Отец смотрел телевизор с таким видом, точно он настроен не на тот канал. И это не единственное загадочное проявление его болезни. Мозговая травма высвободила массу скрытых возможностей. Комнату он разглядывает, как мог бы разглядывать собственную голову изнутри. Словно подозревая, что червячки электрических разрядов выбрались из стен и подтачивают обои.
- Как ты, папа?
- Отлично, отлично.
- Телевизор чем-нибудь радует?
- На нем были цветы, но теперь их нет.
Мать, мысленно шлепнув себя по руке, выбегает из комнаты. Возвращается с букетом подснежников в низкой плошке и ставит его на телевизор.
- А теперь как?
- Отлично, отлично.
- Подснежники.
- Да.
- Я просто выносила их воды подлить.
- Подводники.
- Подснежники.
- Да.
- Это мираж! - воскликнул он внезапно. - Это мираж! - и просиял.

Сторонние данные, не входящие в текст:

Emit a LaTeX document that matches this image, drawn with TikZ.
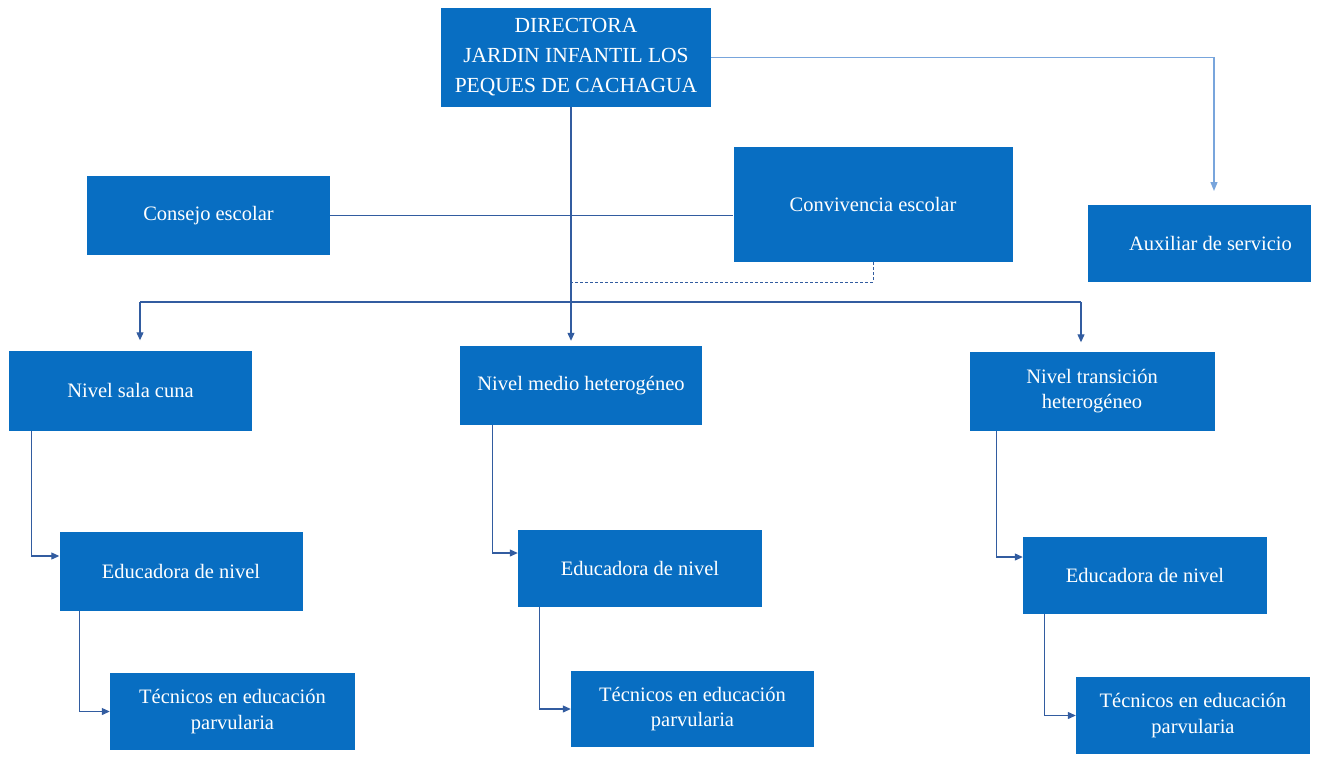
\documentclass[tikz,border=0pt]{standalone}
\usepackage{fontspec}
\setmainfont{Liberation Serif}
\usetikzlibrary{arrows.meta}
\definecolor{boxblue}{RGB}{8,110,194}
\definecolor{linblue}{RGB}{50,92,160}
\definecolor{lightblue}{RGB}{120,165,220}
\tikzset{
  orgbox/.style={fill=boxblue, draw=none, text=white, inner sep=0pt, align=center,
     font=\fontsize{20.5}{25.5}\selectfont},
  conn/.style={draw=linblue, line width=1.1pt},
  arr/.style={conn, -{Triangle[length=8pt,width=7pt]}},
  lightarr/.style={draw=lightblue, line width=1.3pt, -{Triangle[length=9pt,width=7pt]}},
  dashconn/.style={draw=linblue, line width=0.9pt, dash pattern=on 3pt off 2pt}
}
\begin{document}
\begin{tikzpicture}[x=1pt,y=-1pt]
\useasboundingbox (0,0) rectangle (1317,756);

\node[orgbox, minimum width=270pt, minimum height=99pt, font=\fontsize{21.5}{30}\selectfont] (dir) at (576,57.5)
  {DIRECTORA\\JARDIN INFANTIL LOS\\PEQUES DE CACHAGUA};
\node[orgbox, minimum width=223pt, minimum height=77pt] (aux) at (1199.5,243.5) {\hspace*{22pt}Auxiliar de servicio};
\node[orgbox, minimum width=243pt, minimum height=79pt] (cons) at (208.5,215.5) {Consejo escolar};
\node[orgbox, minimum width=279pt, minimum height=115pt] (conv) at (873,204.5) {Convivencia escolar};

\node[orgbox, minimum width=243pt, minimum height=80pt] (sala) at (130.5,390.5) {Nivel sala cuna};
\node[orgbox, minimum width=242pt, minimum height=79pt] (medio) at (581,385.5) {Nivel medio heterogéneo};
\node[orgbox, minimum width=245pt, minimum height=79pt] (trans) at (1092,391) {Nivel transición\\heterogéneo};

\node[orgbox, minimum width=243pt, minimum height=79pt] (edu1) at (181,571) {Educadora de nivel};
\node[orgbox, minimum width=245pt, minimum height=77pt] (tec1) at (232.5,711.5) {Técnicos en educación\\parvularia};
\node[orgbox, minimum width=244pt, minimum height=77pt] (edu2) at (640,568.5) {Educadora de nivel};
\node[orgbox, minimum width=243pt, minimum height=76pt] (tec2) at (692.5,709) {Técnicos en educación\\parvularia};
\node[orgbox, minimum width=244pt, minimum height=77pt] (edu3) at (1145,575.5) {Educadora de nivel};
\node[orgbox, minimum width=234pt, minimum height=77pt] (tec3) at (1193,715.5) {Técnicos en educación\\parvularia};

\coordinate (trunk) at (571,302);
\coordinate (busL) at (140,302);
\coordinate (busR) at (1081,302);
\coordinate (dashy) at (571,282);
\coordinate (auxin) at (1214,205);

% director to auxiliar
\draw[lightarr, shorten >=14pt] (dir.east) -| (auxin);
% director trunk
\draw[conn] (trunk |- dir.south) -- (trunk);
\draw[arr, shorten >=5pt] (trunk) -- (trunk |- medio.north);
% bus
\draw[conn] (busL) -- (busR);
\draw[arr, shorten >=10pt] (busL) -- (busL |- sala.north);
\draw[arr, shorten >=9pt] (busR) -- (busR |- trans.north);
% consejo - convivencia
\draw[conn] (cons.east) -- (cons.east -| conv.west);
% dashed from convivencia
\draw[dashconn] (conv.south) -- (conv.south |- dashy) -- (dashy);

% left column
\draw[arr] ([xshift=23pt]sala.south west) |- ([yshift=15pt]edu1.west);
\draw[arr] ([xshift=20.5pt]edu1.south west) |- (tec1.west);
% middle column
\draw[arr] ([xshift=33pt]medio.south west) |- ([yshift=15.5pt]edu2.west);
\draw[arr] ([xshift=22pt]edu2.south west) |- (tec2.west);
% right column
\draw[arr] ([xshift=27.5pt]trans.south west) |- ([yshift=18.5pt]edu3.west);
\draw[arr] ([xshift=22pt]edu3.south west) |- (tec3.west);
\end{tikzpicture}
\end{document}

- Мираж, - сказала мать, - мираж-мираж-мираж-мираж. Нет, милый, это оазис. Они в оазисе.
- Нет, - сказал он. - Нет!
- Сдаюсь, - сказала она.
- Что это такое - мираж? - спросила я.
- Вот это, - произнес он, указывая на экран.
- Метко сказано, - произнесла я. - Можешь еще раз повторить.

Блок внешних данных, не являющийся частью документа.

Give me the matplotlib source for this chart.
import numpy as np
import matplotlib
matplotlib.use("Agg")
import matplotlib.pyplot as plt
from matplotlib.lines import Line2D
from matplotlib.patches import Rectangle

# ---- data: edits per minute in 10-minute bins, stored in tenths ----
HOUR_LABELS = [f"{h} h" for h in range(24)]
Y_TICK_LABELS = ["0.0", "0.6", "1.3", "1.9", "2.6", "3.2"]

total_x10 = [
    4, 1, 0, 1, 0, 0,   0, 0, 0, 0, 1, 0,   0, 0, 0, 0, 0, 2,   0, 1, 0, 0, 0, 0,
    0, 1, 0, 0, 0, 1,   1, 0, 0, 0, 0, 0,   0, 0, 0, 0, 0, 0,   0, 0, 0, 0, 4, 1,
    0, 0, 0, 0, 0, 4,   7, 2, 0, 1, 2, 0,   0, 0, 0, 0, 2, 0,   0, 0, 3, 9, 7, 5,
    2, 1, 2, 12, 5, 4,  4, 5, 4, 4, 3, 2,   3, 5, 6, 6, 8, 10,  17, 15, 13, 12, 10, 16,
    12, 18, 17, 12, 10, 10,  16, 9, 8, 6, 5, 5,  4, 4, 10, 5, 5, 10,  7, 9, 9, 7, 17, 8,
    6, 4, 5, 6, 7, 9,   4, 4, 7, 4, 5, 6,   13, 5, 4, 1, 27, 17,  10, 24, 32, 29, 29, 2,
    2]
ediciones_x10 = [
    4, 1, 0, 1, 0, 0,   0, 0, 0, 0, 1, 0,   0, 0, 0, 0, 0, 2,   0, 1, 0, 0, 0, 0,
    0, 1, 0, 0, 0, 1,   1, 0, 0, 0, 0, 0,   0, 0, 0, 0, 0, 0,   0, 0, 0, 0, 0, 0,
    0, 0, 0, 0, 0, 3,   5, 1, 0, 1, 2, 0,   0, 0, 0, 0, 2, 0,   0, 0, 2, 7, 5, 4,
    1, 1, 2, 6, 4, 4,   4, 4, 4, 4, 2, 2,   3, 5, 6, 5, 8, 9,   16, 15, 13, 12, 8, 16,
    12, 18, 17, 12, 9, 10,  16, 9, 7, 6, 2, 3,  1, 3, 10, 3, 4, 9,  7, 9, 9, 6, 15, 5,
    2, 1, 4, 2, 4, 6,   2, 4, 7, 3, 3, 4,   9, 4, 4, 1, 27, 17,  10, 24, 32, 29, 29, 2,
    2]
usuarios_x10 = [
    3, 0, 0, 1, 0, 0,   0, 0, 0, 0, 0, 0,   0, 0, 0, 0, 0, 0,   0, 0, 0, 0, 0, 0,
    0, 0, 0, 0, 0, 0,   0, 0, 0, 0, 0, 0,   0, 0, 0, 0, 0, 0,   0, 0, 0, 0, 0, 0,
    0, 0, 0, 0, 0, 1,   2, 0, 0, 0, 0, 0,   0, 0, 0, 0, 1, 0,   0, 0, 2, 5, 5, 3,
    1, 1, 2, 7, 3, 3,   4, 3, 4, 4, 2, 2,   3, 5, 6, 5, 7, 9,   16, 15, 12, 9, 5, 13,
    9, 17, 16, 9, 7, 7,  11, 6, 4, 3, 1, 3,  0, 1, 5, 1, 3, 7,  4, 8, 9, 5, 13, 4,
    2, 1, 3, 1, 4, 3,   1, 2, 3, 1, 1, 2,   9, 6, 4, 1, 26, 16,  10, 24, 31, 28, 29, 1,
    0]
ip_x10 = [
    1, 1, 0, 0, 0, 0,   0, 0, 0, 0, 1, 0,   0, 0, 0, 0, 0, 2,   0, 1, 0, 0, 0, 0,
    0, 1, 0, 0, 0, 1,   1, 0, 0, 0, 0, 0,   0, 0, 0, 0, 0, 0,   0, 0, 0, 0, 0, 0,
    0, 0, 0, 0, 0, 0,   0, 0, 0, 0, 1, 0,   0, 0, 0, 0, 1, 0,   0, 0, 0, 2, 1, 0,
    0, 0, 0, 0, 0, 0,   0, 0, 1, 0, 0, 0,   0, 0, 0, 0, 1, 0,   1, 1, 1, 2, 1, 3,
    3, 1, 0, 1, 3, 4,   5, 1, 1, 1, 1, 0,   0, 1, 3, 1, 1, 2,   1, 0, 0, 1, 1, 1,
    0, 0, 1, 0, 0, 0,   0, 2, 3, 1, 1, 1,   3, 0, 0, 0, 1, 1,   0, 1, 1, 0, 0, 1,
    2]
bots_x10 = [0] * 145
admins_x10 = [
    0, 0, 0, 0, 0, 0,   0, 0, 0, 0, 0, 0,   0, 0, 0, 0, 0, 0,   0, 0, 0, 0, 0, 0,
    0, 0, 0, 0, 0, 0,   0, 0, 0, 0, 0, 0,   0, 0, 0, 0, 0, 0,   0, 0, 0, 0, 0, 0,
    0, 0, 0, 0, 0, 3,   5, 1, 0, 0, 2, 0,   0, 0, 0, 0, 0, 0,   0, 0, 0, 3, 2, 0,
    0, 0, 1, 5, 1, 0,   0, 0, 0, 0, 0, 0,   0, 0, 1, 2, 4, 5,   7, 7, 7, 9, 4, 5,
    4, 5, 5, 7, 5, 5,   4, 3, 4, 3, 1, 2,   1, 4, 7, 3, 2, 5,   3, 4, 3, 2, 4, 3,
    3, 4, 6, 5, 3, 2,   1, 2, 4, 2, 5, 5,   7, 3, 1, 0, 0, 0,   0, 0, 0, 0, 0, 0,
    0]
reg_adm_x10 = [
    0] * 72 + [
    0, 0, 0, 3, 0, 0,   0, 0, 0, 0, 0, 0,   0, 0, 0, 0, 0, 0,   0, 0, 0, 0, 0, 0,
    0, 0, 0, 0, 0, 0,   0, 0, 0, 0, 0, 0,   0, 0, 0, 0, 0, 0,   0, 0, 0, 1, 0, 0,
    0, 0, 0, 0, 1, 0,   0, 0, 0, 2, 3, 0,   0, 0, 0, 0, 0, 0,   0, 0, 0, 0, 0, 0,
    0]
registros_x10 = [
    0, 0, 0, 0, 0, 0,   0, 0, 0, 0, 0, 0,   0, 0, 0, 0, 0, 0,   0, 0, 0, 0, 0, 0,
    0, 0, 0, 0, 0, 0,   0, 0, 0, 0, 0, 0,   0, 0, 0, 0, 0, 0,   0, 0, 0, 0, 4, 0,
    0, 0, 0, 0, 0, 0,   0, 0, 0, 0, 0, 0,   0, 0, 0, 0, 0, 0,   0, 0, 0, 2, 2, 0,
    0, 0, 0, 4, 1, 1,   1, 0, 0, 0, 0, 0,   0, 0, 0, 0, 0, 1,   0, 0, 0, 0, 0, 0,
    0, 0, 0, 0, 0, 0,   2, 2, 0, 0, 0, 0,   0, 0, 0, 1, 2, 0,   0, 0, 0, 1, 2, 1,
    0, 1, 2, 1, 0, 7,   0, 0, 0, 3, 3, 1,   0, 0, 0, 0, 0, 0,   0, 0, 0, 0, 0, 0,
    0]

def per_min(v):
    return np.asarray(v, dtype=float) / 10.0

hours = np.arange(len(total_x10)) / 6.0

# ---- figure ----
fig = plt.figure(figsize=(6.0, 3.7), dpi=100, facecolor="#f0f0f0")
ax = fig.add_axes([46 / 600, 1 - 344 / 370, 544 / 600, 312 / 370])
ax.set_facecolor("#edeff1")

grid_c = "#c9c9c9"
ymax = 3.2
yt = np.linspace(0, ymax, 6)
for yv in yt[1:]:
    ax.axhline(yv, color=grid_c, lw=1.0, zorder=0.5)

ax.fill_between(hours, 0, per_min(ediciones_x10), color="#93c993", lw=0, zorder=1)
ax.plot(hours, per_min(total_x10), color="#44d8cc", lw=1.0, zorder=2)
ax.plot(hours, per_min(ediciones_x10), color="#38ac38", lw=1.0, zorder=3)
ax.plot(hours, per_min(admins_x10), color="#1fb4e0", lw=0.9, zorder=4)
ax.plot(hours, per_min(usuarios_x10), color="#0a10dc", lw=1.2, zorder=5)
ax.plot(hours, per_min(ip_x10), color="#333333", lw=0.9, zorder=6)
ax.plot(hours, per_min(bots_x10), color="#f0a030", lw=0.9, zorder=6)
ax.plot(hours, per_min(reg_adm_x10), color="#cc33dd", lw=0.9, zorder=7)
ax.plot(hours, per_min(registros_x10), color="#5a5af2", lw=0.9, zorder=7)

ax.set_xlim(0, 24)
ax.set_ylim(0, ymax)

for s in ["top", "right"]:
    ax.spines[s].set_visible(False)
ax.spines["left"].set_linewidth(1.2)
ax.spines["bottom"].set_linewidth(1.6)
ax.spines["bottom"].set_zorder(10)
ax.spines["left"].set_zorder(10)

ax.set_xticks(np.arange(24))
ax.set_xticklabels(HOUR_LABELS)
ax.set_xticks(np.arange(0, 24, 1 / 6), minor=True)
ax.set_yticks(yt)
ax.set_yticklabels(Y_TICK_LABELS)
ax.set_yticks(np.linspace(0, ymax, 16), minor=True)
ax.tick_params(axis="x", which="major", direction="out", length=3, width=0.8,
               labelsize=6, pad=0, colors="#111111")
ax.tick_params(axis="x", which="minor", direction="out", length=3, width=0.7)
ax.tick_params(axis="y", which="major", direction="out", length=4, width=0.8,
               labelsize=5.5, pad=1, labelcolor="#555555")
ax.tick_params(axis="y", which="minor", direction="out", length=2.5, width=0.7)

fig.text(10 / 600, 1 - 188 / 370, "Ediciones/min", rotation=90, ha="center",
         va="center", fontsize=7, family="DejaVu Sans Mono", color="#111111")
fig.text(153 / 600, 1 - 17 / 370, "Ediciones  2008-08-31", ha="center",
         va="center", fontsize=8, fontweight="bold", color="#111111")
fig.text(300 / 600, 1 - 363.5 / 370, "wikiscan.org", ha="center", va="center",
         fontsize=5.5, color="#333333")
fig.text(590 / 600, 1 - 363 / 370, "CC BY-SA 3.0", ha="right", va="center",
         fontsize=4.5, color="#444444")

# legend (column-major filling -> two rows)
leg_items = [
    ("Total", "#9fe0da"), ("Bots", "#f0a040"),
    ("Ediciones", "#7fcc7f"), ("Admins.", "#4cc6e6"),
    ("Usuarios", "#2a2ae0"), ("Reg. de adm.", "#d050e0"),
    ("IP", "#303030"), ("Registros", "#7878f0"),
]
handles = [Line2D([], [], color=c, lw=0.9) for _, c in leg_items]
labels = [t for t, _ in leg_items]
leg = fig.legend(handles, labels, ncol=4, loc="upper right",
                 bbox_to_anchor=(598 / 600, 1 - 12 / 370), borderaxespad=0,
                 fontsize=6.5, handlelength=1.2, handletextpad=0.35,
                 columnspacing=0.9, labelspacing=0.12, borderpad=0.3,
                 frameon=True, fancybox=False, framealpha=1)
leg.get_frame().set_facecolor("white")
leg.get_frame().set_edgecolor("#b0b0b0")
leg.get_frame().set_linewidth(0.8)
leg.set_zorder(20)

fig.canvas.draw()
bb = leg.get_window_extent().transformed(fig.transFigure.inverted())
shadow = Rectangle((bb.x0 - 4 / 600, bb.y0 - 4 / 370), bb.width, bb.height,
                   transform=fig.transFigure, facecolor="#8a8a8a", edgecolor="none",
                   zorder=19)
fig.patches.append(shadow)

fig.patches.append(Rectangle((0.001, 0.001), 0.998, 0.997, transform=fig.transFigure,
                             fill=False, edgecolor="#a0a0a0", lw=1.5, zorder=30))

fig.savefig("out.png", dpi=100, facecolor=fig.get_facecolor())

- Вот это, - произнес он, указывая на экран.
- Не дразни его, - сказала мать.
- Как он? - спросила я.
- Я здесь, - сказал отец.
- Вот именно, - сказала мать. - Он, точнее говоря твой отец, идет на поправку, спасибо. А как там работа?
- Как обычно.
- Какие чудеса и приключения?
- Нет, обычная бодяга. Типичный город паникеров.
- Да поговори же ты со мной, ради Бога.
- Поговорить. Ладно.
- Я здесь с отцом сижу с утра до вечера.
- Ну хорошо. Ну хорошо. Все, как всегда. Пару недель назад одна наша героиня ушла в подполье, исчезла, и мы опоздали на самолет, так что пришлось ее вместо Крита отправить в Киллэрни.
- А что, на другой рейс уже нельзя было достать билетов?
- На другой рейс - запросто, но где бы мы взяли другую группу. Съемочную.